Modern dünya insanın özgürleşimi
iddiasıyla başladı. Buna göre kurumsallaşmış olan Hıristiyanlık üzerinden
toplum üzerinde kurulan baskı, aslında kilisenin gerçeklikten kopuşu ile
bağlantılıydı. Modernlik artık Tanrı’ya referansta bulunmadan özne olarak
insanın bir dünya kurma girişimi olarak dikkat çekmektedir. Şu anda işte bu
iddianın postmodern versiyonunu yaşamaktayız.

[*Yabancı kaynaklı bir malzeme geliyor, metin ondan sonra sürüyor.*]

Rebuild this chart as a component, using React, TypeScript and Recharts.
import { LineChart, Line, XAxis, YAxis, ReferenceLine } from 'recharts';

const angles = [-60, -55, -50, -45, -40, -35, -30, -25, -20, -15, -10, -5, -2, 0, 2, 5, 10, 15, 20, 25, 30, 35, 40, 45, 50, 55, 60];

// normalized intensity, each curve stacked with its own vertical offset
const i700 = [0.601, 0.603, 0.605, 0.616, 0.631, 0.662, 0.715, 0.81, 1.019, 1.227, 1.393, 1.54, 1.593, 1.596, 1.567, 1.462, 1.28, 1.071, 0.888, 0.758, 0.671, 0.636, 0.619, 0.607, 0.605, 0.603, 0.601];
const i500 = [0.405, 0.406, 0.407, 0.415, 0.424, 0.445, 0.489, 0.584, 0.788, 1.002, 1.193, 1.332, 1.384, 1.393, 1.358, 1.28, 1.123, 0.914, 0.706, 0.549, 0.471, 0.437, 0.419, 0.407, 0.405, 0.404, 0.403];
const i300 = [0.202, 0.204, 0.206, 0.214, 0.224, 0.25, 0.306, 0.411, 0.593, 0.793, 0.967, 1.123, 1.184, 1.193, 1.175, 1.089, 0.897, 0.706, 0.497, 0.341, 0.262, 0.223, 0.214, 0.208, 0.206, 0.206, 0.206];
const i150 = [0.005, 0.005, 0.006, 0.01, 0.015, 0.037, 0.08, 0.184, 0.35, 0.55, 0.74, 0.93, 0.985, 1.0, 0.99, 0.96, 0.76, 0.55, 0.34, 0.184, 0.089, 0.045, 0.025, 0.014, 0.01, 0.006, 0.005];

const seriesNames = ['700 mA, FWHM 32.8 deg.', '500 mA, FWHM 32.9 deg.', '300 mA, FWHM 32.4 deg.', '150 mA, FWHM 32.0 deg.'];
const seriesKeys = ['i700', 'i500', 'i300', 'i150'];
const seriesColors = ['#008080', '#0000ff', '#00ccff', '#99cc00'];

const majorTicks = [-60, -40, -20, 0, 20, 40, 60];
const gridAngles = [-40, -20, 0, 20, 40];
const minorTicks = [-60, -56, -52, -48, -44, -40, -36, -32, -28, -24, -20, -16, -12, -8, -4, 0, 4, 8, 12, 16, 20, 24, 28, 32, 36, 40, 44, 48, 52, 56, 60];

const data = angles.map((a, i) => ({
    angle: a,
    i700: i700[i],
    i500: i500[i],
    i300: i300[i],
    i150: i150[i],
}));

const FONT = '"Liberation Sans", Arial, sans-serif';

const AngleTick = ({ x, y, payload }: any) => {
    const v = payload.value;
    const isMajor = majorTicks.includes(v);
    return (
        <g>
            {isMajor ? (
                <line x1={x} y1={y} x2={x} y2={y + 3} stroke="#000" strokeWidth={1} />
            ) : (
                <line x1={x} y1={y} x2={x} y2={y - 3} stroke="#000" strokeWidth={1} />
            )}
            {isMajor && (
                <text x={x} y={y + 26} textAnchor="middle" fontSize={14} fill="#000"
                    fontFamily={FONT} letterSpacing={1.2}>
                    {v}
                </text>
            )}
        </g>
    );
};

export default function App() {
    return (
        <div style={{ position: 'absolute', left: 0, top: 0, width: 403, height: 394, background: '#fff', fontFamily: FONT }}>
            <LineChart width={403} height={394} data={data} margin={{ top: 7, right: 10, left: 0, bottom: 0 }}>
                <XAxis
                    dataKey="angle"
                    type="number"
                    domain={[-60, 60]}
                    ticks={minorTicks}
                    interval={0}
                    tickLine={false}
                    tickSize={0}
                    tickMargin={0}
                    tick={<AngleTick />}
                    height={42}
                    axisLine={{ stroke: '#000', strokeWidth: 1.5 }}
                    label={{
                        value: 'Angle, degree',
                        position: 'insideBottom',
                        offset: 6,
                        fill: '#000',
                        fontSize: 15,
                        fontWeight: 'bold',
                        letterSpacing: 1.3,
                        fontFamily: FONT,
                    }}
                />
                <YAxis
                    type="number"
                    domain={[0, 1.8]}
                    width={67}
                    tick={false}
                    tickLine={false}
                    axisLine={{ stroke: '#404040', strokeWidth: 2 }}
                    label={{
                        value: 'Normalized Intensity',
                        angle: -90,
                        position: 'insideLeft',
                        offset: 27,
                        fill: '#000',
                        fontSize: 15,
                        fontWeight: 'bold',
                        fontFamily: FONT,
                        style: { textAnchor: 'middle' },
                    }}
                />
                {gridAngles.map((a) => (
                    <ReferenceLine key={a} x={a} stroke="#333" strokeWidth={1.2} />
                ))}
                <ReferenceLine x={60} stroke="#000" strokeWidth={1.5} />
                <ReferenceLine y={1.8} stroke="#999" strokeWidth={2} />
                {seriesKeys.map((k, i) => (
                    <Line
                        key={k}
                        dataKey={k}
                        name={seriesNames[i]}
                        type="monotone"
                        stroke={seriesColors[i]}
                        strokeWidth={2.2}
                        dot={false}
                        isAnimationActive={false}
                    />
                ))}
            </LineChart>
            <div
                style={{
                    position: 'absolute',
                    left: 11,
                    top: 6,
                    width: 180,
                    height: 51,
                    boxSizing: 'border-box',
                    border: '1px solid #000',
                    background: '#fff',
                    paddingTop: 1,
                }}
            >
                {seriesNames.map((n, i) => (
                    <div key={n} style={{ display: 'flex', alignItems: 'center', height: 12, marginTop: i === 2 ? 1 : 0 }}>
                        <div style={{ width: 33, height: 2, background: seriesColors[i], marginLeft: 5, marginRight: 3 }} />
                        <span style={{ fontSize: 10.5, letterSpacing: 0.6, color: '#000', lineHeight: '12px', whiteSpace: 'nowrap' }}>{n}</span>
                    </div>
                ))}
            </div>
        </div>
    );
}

Ortaçağ’dan modern dünyaya geçişle
birlikte gerçekleşen ontolojik ve epistemolojik yer değiştirmeler, son kertede
Tanrı ile insan, vahiy ile insan bilgisi arasında otorite değişimini
sonuçlamıştı. İnsanın bu merkezi konumu kendisi kadar bilgisini de
mutlaklaştırmasına sebep olmuştur. Halbuki kendisi sınırlı sonlu bir varlık
olan insan üretimi bilgilerin sürekli yanlışlamaya açık olduğunu unutmamak
gerekir.
Epistemoloji ile ilgili tartışmalar
Batı’da farklı boyutlara doğru evrilmiştir. Duygu ve sezgilerin öneminin ihmal
edilmesi tek bir bilme tarzını öne çıkarmıştı. Bu bağlamda “bilim”in tek bilme
tarzı olmasına Feyerabend’in itirazını görmekteyiz. Kendisi “Bilim Kilisesi”
tabiriyle bu bilme tarzının dogmalaşmasını eleştirmektedir.
“Bilim”in doğası sürekli
eleştirilebilirlik, farklı görüşler ve yanlışlamaya açık dinamik bir nitelik
taşımasıdır. Bugün için bilim söz konusu olduğunda maalesef onu
dogmatikleştiren bir zihniyetinde giderek yükseldiğini görmekteyiz. Bu
dogmatikleştirmenin birkaç boyutunu şu şekilde ifade edebiliriz.
Birincisi, bilimsel görüşler hangi
alanda olursa olsun ictihadi nitelikler taşırlar. Yani bilim adamları aynı
görüşte olmayabilirler. Bu görüşlerden herhangi birisini “sahih” ilan ederek
diğer görüşleri bilim dışı ilan etmek bilimin kendi karakteristiğiyle örtüşmez.
Tıpkı dinde farklı mezhepler arasında da mutlak bir sahihlik iddiasının
olamayacağı gibi.
İkincisi, bilimin bilme faaliyetini
gerçekleştirdiği bir metodu ve alanı vardır. Dolayısıyla dünya ölçeğinde tek
bilme biçimi değildir. Elbette fenomenal dünyada bir bilme alanına tekabül
etmektedir. Fakat onun sonuçlarının tümüyle mutlaklaştırılması, bir dönemin
kilise dogması haline getirilmesi demektir.
Bilgi sürekli denetlenebilir, yanlışlanabilir, değişebilirlikler açısından dinamik bir karaktere sahiptir. Bunun dışındaki yaklaşımlar epistemolojik bir tahakkümü dünyaya sunmak demektir.